The senators are mad because McKenna wants to take money from a recently-approved gas tax increase to pay for raises for MoDOT employees. McKenna wants to spend roughly $60 million on raises and benefits for his workers, more than twice what Gov. Mike Parson has recommended.

MoDOT says it has the authority to do so without legislative approval.

Conservatives say the money should not be diverted from concrete-and-steel spending for roads and bridges. They’ve called on Parson to fire McKenna for the grievous sin of seeking better pay for the people who keep roads and bridges clear and safe.

It’s a mistake. McKenna should keep his job, in part because he’s kept the state’s road system spliced together with spit and wire while lawmakers (and, to be fair, voters) underfunded the department.

We do believe gas tax money should go for actual infrastructure, as promised. But that spending should not preclude needed salary increases for MoDOT employees, who are grotesquely underpaid.

The Missouri legislature can and should approve McKenna’s $60 million pay increase for MoDOT workers out of the general fund. Then they should revisit the budget to find money for raising the pay of other state workers a similar amount.

The state’s general fund is gushing with cash. The state expects a $3 billion general fund surplus this year, far more than enough to increase the dismal pay for health workers, public safety employees and others.

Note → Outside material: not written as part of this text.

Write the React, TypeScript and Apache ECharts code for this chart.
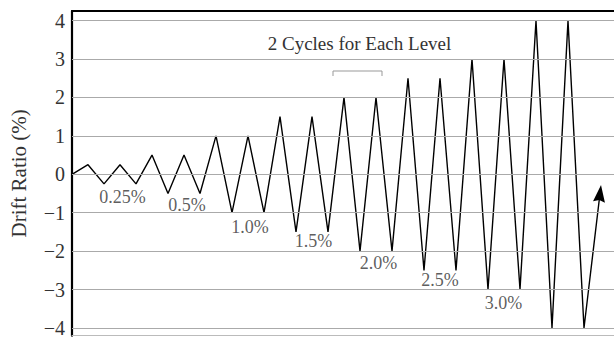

Missouri will also receive nearly $8 billion from the Biden administration’s $1.2 trillion bipartisan infrastructure deal to upgrade highways, bridges, broadband coverage, water systems and more over the next five years.

In fact, there’s clearly enough money for the state to provide cash to local school districts in order to dramatically increase teacher pay. Missouri now ranks dead last in what it pays its teachers, a fact that should embarrass everyone who lives in the state.

Some have urged lawmakers to spend Missouri’s surplus in the usual places: tax cuts for big business, for example, or subsidies for private schools. That would be a mistake.

Instead, it is clearly time for the legislature to invest in its workforce. That means better working conditions, more modern equipment, and substantial increases in what that workforce is paid.